DO THIS: Copy out the listing that follows, exact in every word, and skip the images.

INPUT FOR THIS TASK:
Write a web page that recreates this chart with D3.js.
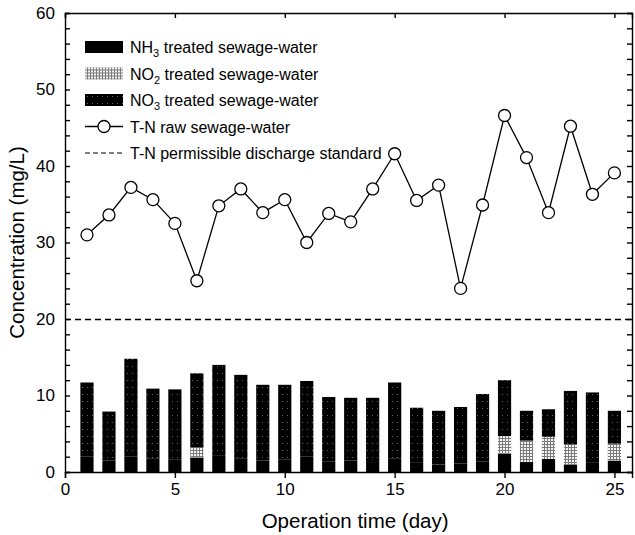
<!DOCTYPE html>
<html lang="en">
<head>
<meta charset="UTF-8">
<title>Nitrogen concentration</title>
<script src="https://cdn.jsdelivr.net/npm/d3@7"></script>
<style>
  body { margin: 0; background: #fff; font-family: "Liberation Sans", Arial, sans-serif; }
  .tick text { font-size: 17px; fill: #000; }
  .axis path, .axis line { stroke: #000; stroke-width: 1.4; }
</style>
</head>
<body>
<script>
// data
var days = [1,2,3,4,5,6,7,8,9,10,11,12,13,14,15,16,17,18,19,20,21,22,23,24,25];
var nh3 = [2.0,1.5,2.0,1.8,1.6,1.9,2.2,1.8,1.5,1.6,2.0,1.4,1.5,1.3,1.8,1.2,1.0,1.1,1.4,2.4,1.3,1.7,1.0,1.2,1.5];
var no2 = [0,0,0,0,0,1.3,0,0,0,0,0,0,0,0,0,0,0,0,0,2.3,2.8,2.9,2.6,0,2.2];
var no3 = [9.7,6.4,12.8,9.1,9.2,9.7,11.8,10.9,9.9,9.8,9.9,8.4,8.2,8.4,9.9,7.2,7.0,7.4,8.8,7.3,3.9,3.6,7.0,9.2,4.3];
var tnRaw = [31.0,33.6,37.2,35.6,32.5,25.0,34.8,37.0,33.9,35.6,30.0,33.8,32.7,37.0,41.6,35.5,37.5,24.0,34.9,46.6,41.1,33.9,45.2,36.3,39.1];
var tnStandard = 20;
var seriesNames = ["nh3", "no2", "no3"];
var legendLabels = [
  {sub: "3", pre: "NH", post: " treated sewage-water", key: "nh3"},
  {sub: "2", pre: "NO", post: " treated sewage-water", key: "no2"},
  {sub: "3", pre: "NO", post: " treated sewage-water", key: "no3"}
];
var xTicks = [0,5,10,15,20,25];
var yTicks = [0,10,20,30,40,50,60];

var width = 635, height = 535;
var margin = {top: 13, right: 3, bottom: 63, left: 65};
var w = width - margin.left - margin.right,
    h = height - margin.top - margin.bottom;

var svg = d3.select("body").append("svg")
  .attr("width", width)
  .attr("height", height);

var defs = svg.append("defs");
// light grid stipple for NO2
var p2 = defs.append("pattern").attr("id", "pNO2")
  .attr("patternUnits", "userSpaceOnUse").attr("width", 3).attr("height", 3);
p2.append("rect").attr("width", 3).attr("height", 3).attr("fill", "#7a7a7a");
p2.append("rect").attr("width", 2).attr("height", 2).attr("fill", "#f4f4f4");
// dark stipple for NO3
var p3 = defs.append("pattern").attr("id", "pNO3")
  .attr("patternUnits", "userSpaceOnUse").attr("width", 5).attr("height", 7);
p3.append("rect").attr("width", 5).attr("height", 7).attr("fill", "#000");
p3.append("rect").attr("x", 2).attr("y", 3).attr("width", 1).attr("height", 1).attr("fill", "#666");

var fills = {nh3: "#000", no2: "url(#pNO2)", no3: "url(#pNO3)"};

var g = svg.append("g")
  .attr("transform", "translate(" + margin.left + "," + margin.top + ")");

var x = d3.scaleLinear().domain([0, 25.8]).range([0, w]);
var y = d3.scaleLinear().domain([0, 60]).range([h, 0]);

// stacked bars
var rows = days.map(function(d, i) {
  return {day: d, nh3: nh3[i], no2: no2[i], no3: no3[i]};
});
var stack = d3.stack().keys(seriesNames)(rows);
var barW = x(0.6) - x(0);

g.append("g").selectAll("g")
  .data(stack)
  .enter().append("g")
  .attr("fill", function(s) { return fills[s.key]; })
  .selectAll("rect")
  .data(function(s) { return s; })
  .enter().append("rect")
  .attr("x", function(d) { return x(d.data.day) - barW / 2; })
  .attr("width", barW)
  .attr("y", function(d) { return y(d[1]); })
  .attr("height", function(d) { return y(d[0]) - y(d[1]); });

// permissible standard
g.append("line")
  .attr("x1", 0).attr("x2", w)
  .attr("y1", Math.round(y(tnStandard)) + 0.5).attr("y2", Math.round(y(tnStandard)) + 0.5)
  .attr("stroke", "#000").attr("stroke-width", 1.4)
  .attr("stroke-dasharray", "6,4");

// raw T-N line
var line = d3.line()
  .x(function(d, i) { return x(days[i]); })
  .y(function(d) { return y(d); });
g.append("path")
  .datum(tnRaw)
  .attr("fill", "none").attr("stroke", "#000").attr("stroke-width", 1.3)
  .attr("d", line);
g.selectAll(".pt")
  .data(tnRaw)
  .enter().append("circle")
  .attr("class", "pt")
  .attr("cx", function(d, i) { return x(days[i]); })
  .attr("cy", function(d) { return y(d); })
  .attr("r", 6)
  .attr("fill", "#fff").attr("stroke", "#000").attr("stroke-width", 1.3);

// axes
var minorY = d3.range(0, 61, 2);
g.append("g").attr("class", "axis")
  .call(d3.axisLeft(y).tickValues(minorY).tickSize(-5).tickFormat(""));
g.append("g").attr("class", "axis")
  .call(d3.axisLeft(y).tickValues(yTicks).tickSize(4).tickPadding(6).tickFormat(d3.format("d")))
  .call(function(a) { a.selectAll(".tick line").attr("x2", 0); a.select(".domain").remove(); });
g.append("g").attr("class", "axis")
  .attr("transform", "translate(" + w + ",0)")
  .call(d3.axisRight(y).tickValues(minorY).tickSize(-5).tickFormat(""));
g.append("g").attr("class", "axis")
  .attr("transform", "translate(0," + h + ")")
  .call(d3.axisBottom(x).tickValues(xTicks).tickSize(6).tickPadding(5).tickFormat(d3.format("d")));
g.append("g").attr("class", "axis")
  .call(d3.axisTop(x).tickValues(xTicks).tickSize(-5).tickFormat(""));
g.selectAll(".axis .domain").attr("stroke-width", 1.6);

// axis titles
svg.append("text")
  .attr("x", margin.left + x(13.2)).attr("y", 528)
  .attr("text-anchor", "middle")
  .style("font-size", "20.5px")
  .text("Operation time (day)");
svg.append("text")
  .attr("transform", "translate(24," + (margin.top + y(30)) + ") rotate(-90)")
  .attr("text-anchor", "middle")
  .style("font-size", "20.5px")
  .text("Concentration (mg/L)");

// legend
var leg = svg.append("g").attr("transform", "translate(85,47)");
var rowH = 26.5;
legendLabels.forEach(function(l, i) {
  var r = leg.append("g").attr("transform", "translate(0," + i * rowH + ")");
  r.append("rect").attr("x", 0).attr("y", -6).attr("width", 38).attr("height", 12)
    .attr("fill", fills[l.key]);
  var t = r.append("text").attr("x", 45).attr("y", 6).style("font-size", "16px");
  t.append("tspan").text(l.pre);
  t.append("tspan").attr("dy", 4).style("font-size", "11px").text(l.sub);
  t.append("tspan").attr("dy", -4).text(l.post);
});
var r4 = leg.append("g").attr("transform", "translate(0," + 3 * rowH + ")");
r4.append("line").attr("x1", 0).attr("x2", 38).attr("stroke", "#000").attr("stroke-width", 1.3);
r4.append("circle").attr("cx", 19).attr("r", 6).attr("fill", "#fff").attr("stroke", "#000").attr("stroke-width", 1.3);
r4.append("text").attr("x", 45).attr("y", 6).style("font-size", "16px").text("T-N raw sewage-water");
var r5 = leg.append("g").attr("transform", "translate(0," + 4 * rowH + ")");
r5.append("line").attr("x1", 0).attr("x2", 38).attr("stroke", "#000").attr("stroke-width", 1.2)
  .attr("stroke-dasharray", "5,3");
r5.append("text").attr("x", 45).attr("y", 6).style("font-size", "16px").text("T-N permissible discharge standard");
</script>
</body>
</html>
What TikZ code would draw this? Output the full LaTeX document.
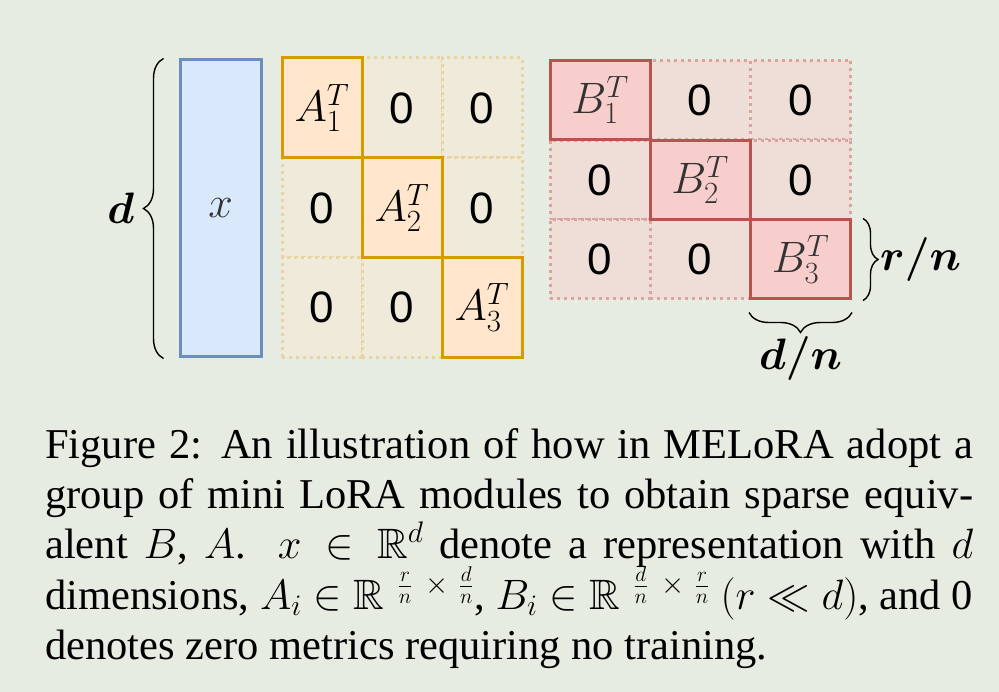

EXERCISE RESULT:
Write a web page that recreates this chart with D3.js.
<!DOCTYPE html>
<html lang="en">
<head>
<meta charset="UTF-8">
<title>Nitrogen concentration</title>
<script src="https://cdn.jsdelivr.net/npm/d3@7"></script>
<style>
  body { margin: 0; background: #fff; font-family: "Liberation Sans", Arial, sans-serif; }
  .tick text { font-size: 17px; fill: #000; }
  .axis path, .axis line { stroke: #000; stroke-width: 1.4; }
</style>
</head>
<body>
<script>
// data
var days = [1,2,3,4,5,6,7,8,9,10,11,12,13,14,15,16,17,18,19,20,21,22,23,24,25];
var nh3 = [2.0,1.5,2.0,1.8,1.6,1.9,2.2,1.8,1.5,1.6,2.0,1.4,1.5,1.3,1.8,1.2,1.0,1.1,1.4,2.4,1.3,1.7,1.0,1.2,1.5];
var no2 = [0,0,0,0,0,1.3,0,0,0,0,0,0,0,0,0,0,0,0,0,2.3,2.8,2.9,2.6,0,2.2];
var no3 = [9.7,6.4,12.8,9.1,9.2,9.7,11.8,10.9,9.9,9.8,9.9,8.4,8.2,8.4,9.9,7.2,7.0,7.4,8.8,7.3,3.9,3.6,7.0,9.2,4.3];
var tnRaw = [31.0,33.6,37.2,35.6,32.5,25.0,34.8,37.0,33.9,35.6,30.0,33.8,32.7,37.0,41.6,35.5,37.5,24.0,34.9,46.6,41.1,33.9,45.2,36.3,39.1];
var tnStandard = 20;
var seriesNames = ["nh3", "no2", "no3"];
var legendLabels = [
  {sub: "3", pre: "NH", post: " treated sewage-water", key: "nh3"},
  {sub: "2", pre: "NO", post: " treated sewage-water", key: "no2"},
  {sub: "3", pre: "NO", post: " treated sewage-water", key: "no3"}
];
var xTicks = [0,5,10,15,20,25];
var yTicks = [0,10,20,30,40,50,60];

var width = 635, height = 535;
var margin = {top: 13, right: 3, bottom: 63, left: 65};
var w = width - margin.left - margin.right,
    h = height - margin.top - margin.bottom;

var svg = d3.select("body").append("svg")
  .attr("width", width)
  .attr("height", height);

var defs = svg.append("defs");
// light grid stipple for NO2
var p2 = defs.append("pattern").attr("id", "pNO2")
  .attr("patternUnits", "userSpaceOnUse").attr("width", 3).attr("height", 3);
p2.append("rect").attr("width", 3).attr("height", 3).attr("fill", "#7a7a7a");
p2.append("rect").attr("width", 2).attr("height", 2).attr("fill", "#f4f4f4");
// dark stipple for NO3
var p3 = defs.append("pattern").attr("id", "pNO3")
  .attr("patternUnits", "userSpaceOnUse").attr("width", 5).attr("height", 7);
p3.append("rect").attr("width", 5).attr("height", 7).attr("fill", "#000");
p3.append("rect").attr("x", 2).attr("y", 3).attr("width", 1).attr("height", 1).attr("fill", "#666");

var fills = {nh3: "#000", no2: "url(#pNO2)", no3: "url(#pNO3)"};

var g = svg.append("g")
  .attr("transform", "translate(" + margin.left + "," + margin.top + ")");

var x = d3.scaleLinear().domain([0, 25.8]).range([0, w]);
var y = d3.scaleLinear().domain([0, 60]).range([h, 0]);

// stacked bars
var rows = days.map(function(d, i) {
  return {day: d, nh3: nh3[i], no2: no2[i], no3: no3[i]};
});
var stack = d3.stack().keys(seriesNames)(rows);
var barW = x(0.6) - x(0);

g.append("g").selectAll("g")
  .data(stack)
  .enter().append("g")
  .attr("fill", function(s) { return fills[s.key]; })
  .selectAll("rect")
  .data(function(s) { return s; })
  .enter().append("rect")
  .attr("x", function(d) { return x(d.data.day) - barW / 2; })
  .attr("width", barW)
  .attr("y", function(d) { return y(d[1]); })
  .attr("height", function(d) { return y(d[0]) - y(d[1]); });

// permissible standard
g.append("line")
  .attr("x1", 0).attr("x2", w)
  .attr("y1", Math.round(y(tnStandard)) + 0.5).attr("y2", Math.round(y(tnStandard)) + 0.5)
  .attr("stroke", "#000").attr("stroke-width", 1.4)
  .attr("stroke-dasharray", "6,4");

// raw T-N line
var line = d3.line()
  .x(function(d, i) { return x(days[i]); })
  .y(function(d) { return y(d); });
g.append("path")
  .datum(tnRaw)
  .attr("fill", "none").attr("stroke", "#000").attr("stroke-width", 1.3)
  .attr("d", line);
g.selectAll(".pt")
  .data(tnRaw)
  .enter().append("circle")
  .attr("class", "pt")
  .attr("cx", function(d, i) { return x(days[i]); })
  .attr("cy", function(d) { return y(d); })
  .attr("r", 6)
  .attr("fill", "#fff").attr("stroke", "#000").attr("stroke-width", 1.3);

// axes
var minorY = d3.range(0, 61, 2);
g.append("g").attr("class", "axis")
  .call(d3.axisLeft(y).tickValues(minorY).tickSize(-5).tickFormat(""));
g.append("g").attr("class", "axis")
  .call(d3.axisLeft(y).tickValues(yTicks).tickSize(4).tickPadding(6).tickFormat(d3.format("d")))
  .call(function(a) { a.selectAll(".tick line").attr("x2", 0); a.select(".domain").remove(); });
g.append("g").attr("class", "axis")
  .attr("transform", "translate(" + w + ",0)")
  .call(d3.axisRight(y).tickValues(minorY).tickSize(-5).tickFormat(""));
g.append("g").attr("class", "axis")
  .attr("transform", "translate(0," + h + ")")
  .call(d3.axisBottom(x).tickValues(xTicks).tickSize(6).tickPadding(5).tickFormat(d3.format("d")));
g.append("g").attr("class", "axis")
  .call(d3.axisTop(x).tickValues(xTicks).tickSize(-5).tickFormat(""));
g.selectAll(".axis .domain").attr("stroke-width", 1.6);

// axis titles
svg.append("text")
  .attr("x", margin.left + x(13.2)).attr("y", 528)
  .attr("text-anchor", "middle")
  .style("font-size", "20.5px")
  .text("Operation time (day)");
svg.append("text")
  .attr("transform", "translate(24," + (margin.top + y(30)) + ") rotate(-90)")
  .attr("text-anchor", "middle")
  .style("font-size", "20.5px")
  .text("Concentration (mg/L)");

// legend
var leg = svg.append("g").attr("transform", "translate(85,47)");
var rowH = 26.5;
legendLabels.forEach(function(l, i) {
  var r = leg.append("g").attr("transform", "translate(0," + i * rowH + ")");
  r.append("rect").attr("x", 0).attr("y", -6).attr("width", 38).attr("height", 12)
    .attr("fill", fills[l.key]);
  var t = r.append("text").attr("x", 45).attr("y", 6).style("font-size", "16px");
  t.append("tspan").text(l.pre);
  t.append("tspan").attr("dy", 4).style("font-size", "11px").text(l.sub);
  t.append("tspan").attr("dy", -4).text(l.post);
});
var r4 = leg.append("g").attr("transform", "translate(0," + 3 * rowH + ")");
r4.append("line").attr("x1", 0).attr("x2", 38).attr("stroke", "#000").attr("stroke-width", 1.3);
r4.append("circle").attr("cx", 19).attr("r", 6).attr("fill", "#fff").attr("stroke", "#000").attr("stroke-width", 1.3);
r4.append("text").attr("x", 45).attr("y", 6).style("font-size", "16px").text("T-N raw sewage-water");
var r5 = leg.append("g").attr("transform", "translate(0," + 4 * rowH + ")");
r5.append("line").attr("x1", 0).attr("x2", 38).attr("stroke", "#000").attr("stroke-width", 1.2)
  .attr("stroke-dasharray", "5,3");
r5.append("text").attr("x", 45).attr("y", 6).style("font-size", "16px").text("T-N permissible discharge standard");
</script>
</body>
</html>
What TikZ code would draw this? Output the full LaTeX document.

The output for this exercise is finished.